How much detail should a chart description include?

Include enough detail to preserve meaning without overloading the reader. For simple charts, a few sentences may be enough. For complex charts, add metadata, key points, and caveats. The right level depends on the chart’s purpose.

Should I include every number from the chart?

Not always. Include every number when precision matters, such as in financial or scientific contexts. Otherwise, emphasize the most important values and patterns. If needed, provide a table or appendix.

How do I handle uncertainty in chart descriptions?

Use cautious wording such as “about,” “approximately,” or “appears to.” If the chart uses rounded values, estimates, or a visual approximation, say so directly.

Can AI infer trends that the chart does not state?

It can, but it should not present those inferences as facts. If a trend is not directly supported by the chart, label it as an interpretation or leave it out.

What makes a chart description accessible?

Accessible chart text names the chart type, explains the main point, identifies key values, and notes important caveats. It should be understandable without seeing the image.

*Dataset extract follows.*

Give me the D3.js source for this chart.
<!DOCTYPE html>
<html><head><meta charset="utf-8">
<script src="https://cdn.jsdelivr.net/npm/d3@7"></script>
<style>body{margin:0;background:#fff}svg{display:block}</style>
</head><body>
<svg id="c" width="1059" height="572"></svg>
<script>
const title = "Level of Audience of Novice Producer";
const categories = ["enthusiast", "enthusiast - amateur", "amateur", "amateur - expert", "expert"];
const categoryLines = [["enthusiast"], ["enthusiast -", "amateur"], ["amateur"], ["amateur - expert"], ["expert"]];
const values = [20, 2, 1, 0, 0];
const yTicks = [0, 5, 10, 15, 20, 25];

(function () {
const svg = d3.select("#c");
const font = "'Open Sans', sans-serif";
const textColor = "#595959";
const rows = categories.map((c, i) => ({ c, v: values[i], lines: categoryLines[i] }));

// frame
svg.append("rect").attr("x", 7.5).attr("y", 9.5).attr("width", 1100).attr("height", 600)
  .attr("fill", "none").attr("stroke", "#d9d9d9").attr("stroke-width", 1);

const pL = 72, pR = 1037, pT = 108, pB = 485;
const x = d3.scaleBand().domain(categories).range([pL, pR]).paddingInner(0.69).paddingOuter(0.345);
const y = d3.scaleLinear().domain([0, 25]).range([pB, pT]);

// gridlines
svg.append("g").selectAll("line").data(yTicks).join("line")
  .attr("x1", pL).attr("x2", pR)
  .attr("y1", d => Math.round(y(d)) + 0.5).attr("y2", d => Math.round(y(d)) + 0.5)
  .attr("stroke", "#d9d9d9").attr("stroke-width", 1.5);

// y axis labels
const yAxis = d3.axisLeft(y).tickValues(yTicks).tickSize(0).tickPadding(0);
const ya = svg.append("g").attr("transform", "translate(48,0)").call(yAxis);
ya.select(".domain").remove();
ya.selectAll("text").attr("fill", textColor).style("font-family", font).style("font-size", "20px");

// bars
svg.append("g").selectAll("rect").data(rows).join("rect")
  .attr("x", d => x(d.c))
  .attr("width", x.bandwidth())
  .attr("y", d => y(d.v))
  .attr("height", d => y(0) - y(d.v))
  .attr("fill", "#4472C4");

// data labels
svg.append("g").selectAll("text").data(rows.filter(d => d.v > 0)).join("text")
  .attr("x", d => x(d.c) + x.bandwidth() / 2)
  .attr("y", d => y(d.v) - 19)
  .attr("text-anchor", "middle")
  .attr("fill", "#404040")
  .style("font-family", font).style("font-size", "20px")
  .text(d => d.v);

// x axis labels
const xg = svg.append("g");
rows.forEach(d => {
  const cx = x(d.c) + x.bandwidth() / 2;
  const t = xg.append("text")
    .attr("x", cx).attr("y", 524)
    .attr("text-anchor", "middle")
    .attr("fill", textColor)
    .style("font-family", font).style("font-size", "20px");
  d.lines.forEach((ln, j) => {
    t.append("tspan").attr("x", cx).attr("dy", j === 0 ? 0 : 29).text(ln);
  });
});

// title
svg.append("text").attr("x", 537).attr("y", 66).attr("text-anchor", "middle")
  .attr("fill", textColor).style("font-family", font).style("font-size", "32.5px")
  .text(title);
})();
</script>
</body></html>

Is a caption enough for AI reuse?

Usually not. A caption may be too brief to capture data structure, exact values, and limitations. For safe reuse, a caption should be paired with a fuller textual description or structured data.

Conclusion

Translating charts into text for AI reuse is not just a conversion task. It is an exercise in preserving meaning. Good chart to text work records the facts, explains the structure, and limits interpretation to what the chart can support. It also helps with visual accessibility by giving readers a reliable account of what the chart shows.

The safest approach is simple: describe the chart clearly, name the values carefully, separate observation from inference, and keep the text structured enough for later use. When done well, the result serves both people and systems without distorting the data.